EXERCISE INSTRUCTIONS
Output the lines exactly, from the one where "Generate a LaTeX" appears through the one where "(nj) -- (nc) -- (nb);" appears. Images are left out.

======== GIVEN INFORMATION

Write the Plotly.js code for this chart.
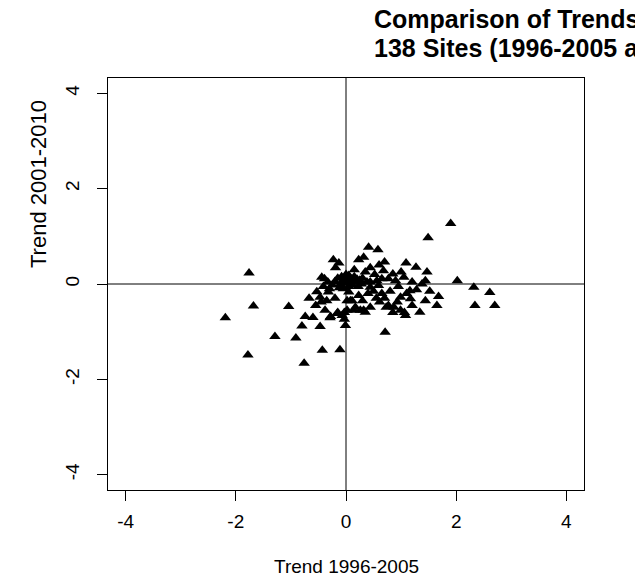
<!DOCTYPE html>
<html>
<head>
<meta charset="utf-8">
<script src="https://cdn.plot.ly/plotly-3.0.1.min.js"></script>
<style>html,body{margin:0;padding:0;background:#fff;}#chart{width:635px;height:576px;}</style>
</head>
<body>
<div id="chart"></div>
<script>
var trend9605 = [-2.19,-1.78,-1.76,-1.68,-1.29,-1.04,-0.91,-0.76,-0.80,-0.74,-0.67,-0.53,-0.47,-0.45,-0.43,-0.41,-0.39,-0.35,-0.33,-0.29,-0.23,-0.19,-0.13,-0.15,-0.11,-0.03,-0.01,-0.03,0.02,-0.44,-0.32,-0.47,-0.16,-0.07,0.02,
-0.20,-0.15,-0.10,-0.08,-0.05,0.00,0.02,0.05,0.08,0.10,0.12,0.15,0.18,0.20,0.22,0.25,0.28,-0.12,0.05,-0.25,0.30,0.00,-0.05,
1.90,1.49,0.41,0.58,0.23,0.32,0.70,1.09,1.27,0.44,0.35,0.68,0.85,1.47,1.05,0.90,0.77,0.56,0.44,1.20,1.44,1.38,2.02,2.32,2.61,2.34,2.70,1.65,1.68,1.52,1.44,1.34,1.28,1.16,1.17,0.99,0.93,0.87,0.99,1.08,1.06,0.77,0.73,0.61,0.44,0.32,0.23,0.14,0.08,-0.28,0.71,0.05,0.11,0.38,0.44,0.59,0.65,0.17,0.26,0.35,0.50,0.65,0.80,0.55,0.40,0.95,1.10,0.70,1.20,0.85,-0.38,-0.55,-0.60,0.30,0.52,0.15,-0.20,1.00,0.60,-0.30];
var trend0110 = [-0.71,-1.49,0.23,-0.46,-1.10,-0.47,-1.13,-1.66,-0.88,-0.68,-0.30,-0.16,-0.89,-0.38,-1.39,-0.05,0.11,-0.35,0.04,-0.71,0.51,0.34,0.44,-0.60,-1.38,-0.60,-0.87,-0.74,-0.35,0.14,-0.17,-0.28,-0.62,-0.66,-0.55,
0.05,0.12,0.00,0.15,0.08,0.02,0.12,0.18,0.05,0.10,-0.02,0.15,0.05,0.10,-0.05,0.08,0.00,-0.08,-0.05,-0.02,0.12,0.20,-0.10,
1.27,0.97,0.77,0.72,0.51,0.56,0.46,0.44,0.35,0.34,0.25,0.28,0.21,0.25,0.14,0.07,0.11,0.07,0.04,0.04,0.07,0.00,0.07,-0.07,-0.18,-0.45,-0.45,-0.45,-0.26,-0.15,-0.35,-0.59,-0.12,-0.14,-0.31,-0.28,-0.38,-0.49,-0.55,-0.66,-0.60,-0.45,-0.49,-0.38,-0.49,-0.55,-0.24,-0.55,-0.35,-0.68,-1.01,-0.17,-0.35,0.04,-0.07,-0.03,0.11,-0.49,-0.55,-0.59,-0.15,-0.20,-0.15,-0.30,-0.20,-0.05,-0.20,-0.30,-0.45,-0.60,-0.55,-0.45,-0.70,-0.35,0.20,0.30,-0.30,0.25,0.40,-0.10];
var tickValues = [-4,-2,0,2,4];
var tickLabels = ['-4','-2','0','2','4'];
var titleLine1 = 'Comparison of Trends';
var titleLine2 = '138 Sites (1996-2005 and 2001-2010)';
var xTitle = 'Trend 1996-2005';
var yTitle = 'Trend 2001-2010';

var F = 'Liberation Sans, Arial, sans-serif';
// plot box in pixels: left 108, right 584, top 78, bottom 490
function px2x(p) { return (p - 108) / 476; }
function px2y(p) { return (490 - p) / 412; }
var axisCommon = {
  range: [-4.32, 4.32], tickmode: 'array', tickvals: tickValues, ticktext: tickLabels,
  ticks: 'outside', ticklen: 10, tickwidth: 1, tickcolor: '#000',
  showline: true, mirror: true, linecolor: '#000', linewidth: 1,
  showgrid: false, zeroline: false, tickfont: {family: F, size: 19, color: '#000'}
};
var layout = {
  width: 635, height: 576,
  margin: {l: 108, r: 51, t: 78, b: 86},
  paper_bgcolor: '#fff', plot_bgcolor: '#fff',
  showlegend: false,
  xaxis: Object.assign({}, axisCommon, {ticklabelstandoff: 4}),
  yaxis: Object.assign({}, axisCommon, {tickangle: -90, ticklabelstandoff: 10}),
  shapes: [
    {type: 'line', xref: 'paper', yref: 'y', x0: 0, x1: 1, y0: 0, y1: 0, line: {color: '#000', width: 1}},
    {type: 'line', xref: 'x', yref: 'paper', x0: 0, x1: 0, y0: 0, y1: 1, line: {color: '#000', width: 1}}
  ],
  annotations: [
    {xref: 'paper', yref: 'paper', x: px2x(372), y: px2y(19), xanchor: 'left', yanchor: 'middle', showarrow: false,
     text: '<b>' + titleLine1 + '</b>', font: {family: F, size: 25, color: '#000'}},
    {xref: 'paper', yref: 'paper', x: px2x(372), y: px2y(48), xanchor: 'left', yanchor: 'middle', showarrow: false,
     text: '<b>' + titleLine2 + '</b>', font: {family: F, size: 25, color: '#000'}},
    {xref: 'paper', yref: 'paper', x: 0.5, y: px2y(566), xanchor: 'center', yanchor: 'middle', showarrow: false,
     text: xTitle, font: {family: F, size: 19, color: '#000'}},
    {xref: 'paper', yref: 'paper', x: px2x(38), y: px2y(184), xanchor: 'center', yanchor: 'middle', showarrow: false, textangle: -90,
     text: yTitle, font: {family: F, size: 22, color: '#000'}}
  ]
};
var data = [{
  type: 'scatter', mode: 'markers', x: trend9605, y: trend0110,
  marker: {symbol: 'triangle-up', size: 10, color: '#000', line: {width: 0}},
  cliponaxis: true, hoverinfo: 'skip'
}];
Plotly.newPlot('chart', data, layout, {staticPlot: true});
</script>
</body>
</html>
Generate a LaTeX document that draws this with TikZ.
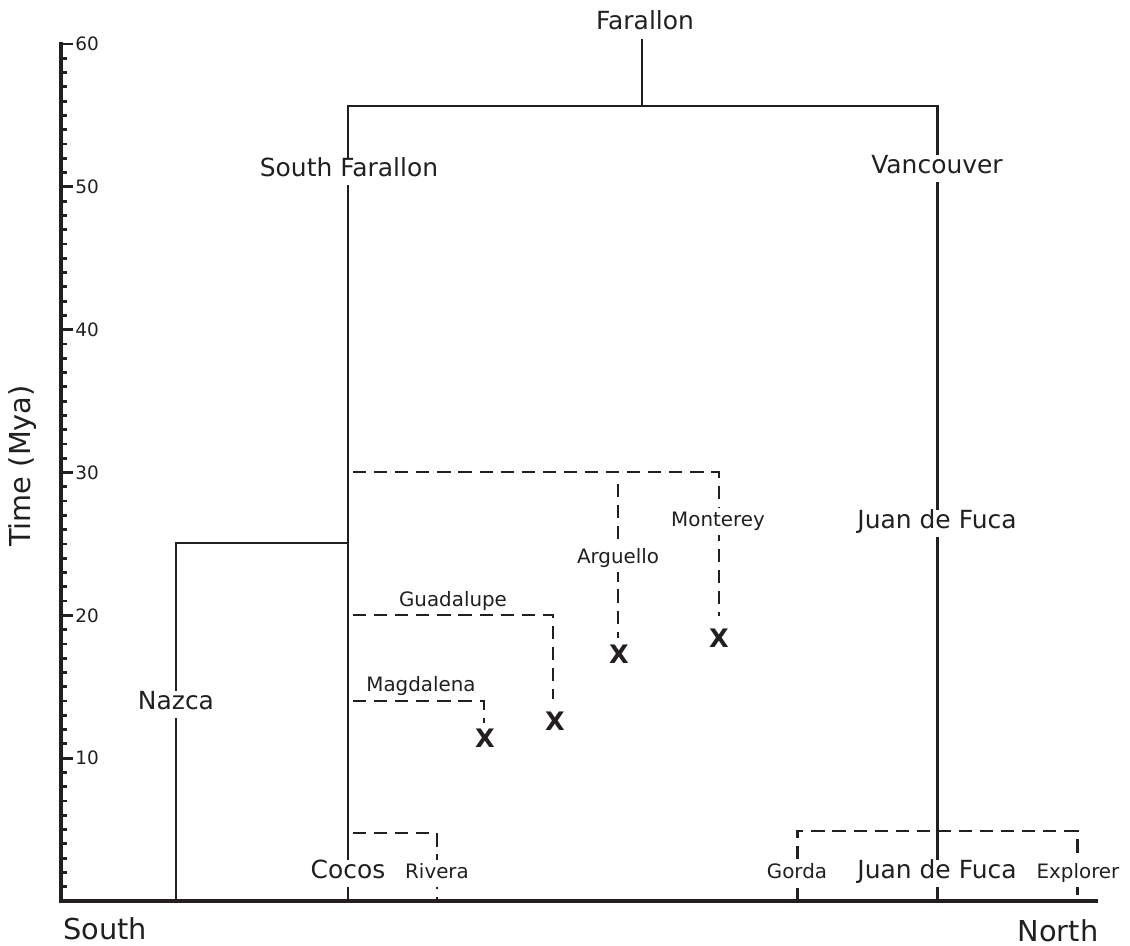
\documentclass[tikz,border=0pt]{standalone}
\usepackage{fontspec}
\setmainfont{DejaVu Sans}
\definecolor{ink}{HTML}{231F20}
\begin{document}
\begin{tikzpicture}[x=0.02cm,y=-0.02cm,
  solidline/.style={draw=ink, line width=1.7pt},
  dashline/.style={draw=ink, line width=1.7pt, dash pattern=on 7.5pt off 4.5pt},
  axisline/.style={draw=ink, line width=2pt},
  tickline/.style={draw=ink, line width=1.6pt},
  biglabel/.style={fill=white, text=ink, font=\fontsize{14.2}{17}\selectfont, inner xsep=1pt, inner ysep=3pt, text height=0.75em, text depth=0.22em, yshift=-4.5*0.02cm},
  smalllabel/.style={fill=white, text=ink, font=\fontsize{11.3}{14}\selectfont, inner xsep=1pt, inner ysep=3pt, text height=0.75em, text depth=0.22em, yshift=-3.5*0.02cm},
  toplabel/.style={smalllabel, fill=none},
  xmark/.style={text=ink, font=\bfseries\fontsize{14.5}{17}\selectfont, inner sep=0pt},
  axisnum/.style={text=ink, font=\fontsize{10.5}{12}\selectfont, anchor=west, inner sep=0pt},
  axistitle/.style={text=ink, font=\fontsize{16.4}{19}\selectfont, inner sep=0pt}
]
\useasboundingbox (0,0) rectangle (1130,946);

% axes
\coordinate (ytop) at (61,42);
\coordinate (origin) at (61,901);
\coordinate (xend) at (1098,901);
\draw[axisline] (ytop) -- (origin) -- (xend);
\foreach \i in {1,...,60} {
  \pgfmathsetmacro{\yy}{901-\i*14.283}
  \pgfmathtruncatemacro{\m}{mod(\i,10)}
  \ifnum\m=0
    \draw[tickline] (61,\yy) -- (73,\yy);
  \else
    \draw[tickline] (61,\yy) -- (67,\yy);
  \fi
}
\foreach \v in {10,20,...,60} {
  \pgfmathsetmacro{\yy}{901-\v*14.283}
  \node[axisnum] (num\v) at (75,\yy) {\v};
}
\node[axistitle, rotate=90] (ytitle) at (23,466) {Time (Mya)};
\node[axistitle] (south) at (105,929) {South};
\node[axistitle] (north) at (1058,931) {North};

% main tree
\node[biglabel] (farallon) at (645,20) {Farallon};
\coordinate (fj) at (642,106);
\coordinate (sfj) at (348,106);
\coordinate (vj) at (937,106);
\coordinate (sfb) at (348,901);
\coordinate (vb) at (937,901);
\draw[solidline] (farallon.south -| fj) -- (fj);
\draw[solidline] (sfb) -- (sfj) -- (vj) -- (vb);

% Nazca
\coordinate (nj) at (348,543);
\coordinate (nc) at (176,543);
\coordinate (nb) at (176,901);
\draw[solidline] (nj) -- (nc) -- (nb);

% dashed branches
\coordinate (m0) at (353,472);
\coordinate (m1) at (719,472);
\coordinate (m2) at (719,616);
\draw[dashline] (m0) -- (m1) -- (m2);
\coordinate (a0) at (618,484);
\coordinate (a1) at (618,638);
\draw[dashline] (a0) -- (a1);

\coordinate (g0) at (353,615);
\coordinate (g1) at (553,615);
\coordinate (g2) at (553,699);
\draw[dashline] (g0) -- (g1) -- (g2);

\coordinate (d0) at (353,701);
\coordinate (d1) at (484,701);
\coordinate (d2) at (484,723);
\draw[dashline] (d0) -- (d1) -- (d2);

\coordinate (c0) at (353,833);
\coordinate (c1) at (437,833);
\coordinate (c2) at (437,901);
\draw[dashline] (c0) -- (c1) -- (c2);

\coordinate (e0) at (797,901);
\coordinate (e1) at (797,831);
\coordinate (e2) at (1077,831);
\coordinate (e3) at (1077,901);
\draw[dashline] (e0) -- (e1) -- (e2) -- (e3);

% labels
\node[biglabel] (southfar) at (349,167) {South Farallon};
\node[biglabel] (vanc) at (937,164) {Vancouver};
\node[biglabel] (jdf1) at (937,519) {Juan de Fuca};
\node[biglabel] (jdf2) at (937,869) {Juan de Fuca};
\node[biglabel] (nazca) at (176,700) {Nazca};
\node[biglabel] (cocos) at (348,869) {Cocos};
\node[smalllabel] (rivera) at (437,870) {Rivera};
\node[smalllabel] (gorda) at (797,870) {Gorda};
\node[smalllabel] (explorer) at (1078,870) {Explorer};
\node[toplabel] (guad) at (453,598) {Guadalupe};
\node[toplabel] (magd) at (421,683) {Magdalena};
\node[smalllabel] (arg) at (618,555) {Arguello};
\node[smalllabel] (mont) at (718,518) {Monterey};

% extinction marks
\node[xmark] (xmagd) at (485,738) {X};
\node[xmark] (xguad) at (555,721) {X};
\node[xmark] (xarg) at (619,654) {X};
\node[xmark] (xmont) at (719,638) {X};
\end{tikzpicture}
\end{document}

================

EXERCISE OUTPUT
Generate a LaTeX document that draws this with TikZ.
\documentclass[tikz,border=0pt]{standalone}
\usepackage{fontspec}
\setmainfont{DejaVu Sans}
\definecolor{ink}{HTML}{231F20}
\begin{document}
\begin{tikzpicture}[x=0.02cm,y=-0.02cm,
  solidline/.style={draw=ink, line width=1.7pt},
  dashline/.style={draw=ink, line width=1.7pt, dash pattern=on 7.5pt off 4.5pt},
  axisline/.style={draw=ink, line width=2pt},
  tickline/.style={draw=ink, line width=1.6pt},
  biglabel/.style={fill=white, text=ink, font=\fontsize{14.2}{17}\selectfont, inner xsep=1pt, inner ysep=3pt, text height=0.75em, text depth=0.22em, yshift=-4.5*0.02cm},
  smalllabel/.style={fill=white, text=ink, font=\fontsize{11.3}{14}\selectfont, inner xsep=1pt, inner ysep=3pt, text height=0.75em, text depth=0.22em, yshift=-3.5*0.02cm},
  toplabel/.style={smalllabel, fill=none},
  xmark/.style={text=ink, font=\bfseries\fontsize{14.5}{17}\selectfont, inner sep=0pt},
  axisnum/.style={text=ink, font=\fontsize{10.5}{12}\selectfont, anchor=west, inner sep=0pt},
  axistitle/.style={text=ink, font=\fontsize{16.4}{19}\selectfont, inner sep=0pt}
]
\useasboundingbox (0,0) rectangle (1130,946);

% axes
\coordinate (ytop) at (61,42);
\coordinate (origin) at (61,901);
\coordinate (xend) at (1098,901);
\draw[axisline] (ytop) -- (origin) -- (xend);
\foreach \i in {1,...,60} {
  \pgfmathsetmacro{\yy}{901-\i*14.283}
  \pgfmathtruncatemacro{\m}{mod(\i,10)}
  \ifnum\m=0
    \draw[tickline] (61,\yy) -- (73,\yy);
  \else
    \draw[tickline] (61,\yy) -- (67,\yy);
  \fi
}
\foreach \v in {10,20,...,60} {
  \pgfmathsetmacro{\yy}{901-\v*14.283}
  \node[axisnum] (num\v) at (75,\yy) {\v};
}
\node[axistitle, rotate=90] (ytitle) at (23,466) {Time (Mya)};
\node[axistitle] (south) at (105,929) {South};
\node[axistitle] (north) at (1058,931) {North};

% main tree
\node[biglabel] (farallon) at (645,20) {Farallon};
\coordinate (fj) at (642,106);
\coordinate (sfj) at (348,106);
\coordinate (vj) at (937,106);
\coordinate (sfb) at (348,901);
\coordinate (vb) at (937,901);
\draw[solidline] (farallon.south -| fj) -- (fj);
\draw[solidline] (sfb) -- (sfj) -- (vj) -- (vb);

% Nazca
\coordinate (nj) at (348,543);
\coordinate (nc) at (176,543);
\coordinate (nb) at (176,901);
\draw[solidline] (nj) -- (nc) -- (nb);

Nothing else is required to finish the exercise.